- [Goal]:
Begin at the first line below and copy each line exactly, ending with the line where "const seriesName = '历史市值（亿）';" appears.

- [Stored data]:
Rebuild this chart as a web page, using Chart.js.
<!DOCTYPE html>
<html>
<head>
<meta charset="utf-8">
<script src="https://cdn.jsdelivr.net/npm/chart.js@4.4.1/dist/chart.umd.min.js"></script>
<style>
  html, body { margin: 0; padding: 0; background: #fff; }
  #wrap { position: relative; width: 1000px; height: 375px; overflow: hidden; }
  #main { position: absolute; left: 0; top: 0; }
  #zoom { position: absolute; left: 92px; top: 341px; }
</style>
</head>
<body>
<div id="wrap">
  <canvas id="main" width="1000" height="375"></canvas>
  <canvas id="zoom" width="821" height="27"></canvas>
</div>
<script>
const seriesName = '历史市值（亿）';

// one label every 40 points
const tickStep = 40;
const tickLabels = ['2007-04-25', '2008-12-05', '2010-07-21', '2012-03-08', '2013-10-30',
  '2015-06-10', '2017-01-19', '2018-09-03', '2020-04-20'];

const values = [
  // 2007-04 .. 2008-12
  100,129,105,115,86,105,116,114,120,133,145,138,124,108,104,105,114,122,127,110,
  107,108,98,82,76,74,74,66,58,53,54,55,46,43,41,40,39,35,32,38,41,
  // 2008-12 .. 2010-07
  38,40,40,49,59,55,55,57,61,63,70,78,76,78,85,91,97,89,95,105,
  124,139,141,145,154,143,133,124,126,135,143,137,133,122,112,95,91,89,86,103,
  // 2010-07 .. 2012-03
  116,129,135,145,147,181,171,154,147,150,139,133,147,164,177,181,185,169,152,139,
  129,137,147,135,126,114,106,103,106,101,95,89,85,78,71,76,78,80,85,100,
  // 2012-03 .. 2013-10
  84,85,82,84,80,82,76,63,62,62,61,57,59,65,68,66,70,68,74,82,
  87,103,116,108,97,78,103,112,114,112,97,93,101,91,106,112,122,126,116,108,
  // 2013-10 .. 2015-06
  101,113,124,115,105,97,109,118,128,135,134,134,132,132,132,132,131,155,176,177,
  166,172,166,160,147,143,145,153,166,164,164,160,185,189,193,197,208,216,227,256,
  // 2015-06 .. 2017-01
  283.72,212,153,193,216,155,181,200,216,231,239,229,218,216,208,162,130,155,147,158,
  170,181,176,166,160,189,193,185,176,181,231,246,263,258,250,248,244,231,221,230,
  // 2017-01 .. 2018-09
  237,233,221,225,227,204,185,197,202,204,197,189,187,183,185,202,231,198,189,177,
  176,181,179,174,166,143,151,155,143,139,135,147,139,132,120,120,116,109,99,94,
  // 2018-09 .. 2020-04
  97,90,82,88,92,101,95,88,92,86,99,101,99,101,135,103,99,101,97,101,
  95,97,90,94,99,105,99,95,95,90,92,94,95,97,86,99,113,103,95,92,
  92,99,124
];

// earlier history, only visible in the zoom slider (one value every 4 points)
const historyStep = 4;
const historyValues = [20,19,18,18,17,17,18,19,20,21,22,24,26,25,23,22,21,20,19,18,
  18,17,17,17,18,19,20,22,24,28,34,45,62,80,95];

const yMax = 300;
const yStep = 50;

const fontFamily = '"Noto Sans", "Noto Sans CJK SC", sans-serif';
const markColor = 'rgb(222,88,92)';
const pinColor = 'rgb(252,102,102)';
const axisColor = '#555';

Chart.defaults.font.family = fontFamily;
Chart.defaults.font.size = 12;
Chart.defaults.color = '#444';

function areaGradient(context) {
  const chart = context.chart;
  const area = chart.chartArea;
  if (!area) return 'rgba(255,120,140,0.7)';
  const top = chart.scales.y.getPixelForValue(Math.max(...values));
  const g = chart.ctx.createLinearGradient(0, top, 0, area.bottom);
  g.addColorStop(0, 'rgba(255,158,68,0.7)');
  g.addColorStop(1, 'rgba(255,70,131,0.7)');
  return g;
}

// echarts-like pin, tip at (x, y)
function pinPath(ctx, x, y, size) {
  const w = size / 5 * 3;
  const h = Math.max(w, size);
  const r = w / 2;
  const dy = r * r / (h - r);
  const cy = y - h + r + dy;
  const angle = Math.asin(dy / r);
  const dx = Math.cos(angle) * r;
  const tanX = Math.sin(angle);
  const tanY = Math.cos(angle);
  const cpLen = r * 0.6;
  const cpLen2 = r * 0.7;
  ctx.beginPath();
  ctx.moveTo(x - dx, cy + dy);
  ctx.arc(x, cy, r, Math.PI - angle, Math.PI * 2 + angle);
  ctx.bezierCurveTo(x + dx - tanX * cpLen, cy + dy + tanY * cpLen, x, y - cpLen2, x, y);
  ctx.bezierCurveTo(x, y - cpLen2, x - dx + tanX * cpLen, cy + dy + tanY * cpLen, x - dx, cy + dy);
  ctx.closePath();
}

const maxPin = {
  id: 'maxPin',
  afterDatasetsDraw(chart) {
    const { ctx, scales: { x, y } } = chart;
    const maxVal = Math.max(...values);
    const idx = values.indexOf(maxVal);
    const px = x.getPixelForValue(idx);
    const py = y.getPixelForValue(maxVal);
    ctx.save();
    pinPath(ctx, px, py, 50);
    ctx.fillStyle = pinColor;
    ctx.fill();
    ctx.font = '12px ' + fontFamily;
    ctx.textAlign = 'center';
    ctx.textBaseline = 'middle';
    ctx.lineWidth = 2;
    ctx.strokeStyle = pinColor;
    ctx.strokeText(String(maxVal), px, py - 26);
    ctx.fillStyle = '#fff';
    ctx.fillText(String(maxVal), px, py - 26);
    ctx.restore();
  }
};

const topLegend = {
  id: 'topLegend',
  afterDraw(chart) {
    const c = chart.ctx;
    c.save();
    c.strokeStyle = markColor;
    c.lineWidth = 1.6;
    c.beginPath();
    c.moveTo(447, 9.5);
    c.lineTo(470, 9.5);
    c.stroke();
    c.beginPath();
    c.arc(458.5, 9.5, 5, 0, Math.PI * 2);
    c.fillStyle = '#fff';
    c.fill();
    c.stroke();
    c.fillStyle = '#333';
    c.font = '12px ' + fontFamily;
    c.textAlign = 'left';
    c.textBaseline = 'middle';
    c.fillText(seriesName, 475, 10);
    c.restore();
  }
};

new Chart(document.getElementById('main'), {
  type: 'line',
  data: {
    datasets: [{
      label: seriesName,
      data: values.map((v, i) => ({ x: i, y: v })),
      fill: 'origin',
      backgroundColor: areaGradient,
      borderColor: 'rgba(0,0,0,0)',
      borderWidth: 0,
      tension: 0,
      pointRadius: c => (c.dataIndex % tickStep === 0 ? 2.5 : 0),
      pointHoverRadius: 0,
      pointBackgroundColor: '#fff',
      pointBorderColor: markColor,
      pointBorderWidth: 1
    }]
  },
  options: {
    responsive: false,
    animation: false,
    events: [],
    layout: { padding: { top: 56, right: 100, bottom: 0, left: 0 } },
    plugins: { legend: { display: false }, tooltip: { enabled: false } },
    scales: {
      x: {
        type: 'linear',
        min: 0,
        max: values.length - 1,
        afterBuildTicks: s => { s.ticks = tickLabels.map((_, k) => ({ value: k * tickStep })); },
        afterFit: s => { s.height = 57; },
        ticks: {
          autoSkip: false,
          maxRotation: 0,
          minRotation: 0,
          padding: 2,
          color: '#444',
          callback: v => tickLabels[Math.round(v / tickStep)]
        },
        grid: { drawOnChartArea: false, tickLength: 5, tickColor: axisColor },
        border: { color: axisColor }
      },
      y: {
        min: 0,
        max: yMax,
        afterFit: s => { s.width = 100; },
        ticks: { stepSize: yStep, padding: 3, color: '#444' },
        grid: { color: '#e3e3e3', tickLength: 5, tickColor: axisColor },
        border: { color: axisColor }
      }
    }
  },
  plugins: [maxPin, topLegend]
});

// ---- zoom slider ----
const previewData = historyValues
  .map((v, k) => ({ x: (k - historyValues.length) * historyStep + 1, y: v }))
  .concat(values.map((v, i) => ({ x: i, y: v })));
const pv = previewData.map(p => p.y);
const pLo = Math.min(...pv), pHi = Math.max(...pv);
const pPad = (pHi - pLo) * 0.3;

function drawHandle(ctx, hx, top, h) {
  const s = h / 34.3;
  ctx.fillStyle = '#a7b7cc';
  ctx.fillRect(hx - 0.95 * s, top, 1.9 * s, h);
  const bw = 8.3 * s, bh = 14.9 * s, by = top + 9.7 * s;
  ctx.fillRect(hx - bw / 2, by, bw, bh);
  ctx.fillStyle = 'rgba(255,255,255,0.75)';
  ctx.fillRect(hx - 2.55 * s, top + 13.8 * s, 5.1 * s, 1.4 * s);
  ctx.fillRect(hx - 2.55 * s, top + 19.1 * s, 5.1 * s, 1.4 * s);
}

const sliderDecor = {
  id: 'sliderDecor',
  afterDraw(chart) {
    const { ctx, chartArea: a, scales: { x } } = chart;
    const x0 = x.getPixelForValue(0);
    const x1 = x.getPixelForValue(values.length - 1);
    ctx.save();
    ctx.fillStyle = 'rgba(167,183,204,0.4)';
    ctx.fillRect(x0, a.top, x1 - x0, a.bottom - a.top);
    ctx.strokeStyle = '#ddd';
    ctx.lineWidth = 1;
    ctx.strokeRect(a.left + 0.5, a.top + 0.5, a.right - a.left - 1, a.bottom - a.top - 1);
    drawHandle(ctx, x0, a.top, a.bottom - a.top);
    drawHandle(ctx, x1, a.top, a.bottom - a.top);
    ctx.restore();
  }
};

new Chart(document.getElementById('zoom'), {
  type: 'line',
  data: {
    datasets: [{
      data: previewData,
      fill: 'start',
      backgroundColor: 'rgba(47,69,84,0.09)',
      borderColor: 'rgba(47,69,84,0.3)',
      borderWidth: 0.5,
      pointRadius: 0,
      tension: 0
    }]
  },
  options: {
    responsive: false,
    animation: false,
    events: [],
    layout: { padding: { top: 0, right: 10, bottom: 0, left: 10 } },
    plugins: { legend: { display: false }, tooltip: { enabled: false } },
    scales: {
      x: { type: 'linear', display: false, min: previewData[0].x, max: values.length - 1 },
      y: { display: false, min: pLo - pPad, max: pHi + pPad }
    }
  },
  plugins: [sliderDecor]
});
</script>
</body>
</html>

- [Output of the exercise]:
Rebuild this chart as a web page, using Chart.js.
<!DOCTYPE html>
<html>
<head>
<meta charset="utf-8">
<script src="https://cdn.jsdelivr.net/npm/chart.js@4.4.1/dist/chart.umd.min.js"></script>
<style>
  html, body { margin: 0; padding: 0; background: #fff; }
  #wrap { position: relative; width: 1000px; height: 375px; overflow: hidden; }
  #main { position: absolute; left: 0; top: 0; }
  #zoom { position: absolute; left: 92px; top: 341px; }
</style>
</head>
<body>
<div id="wrap">
  <canvas id="main" width="1000" height="375"></canvas>
  <canvas id="zoom" width="821" height="27"></canvas>
</div>
<script>
const seriesName = '历史市值（亿）';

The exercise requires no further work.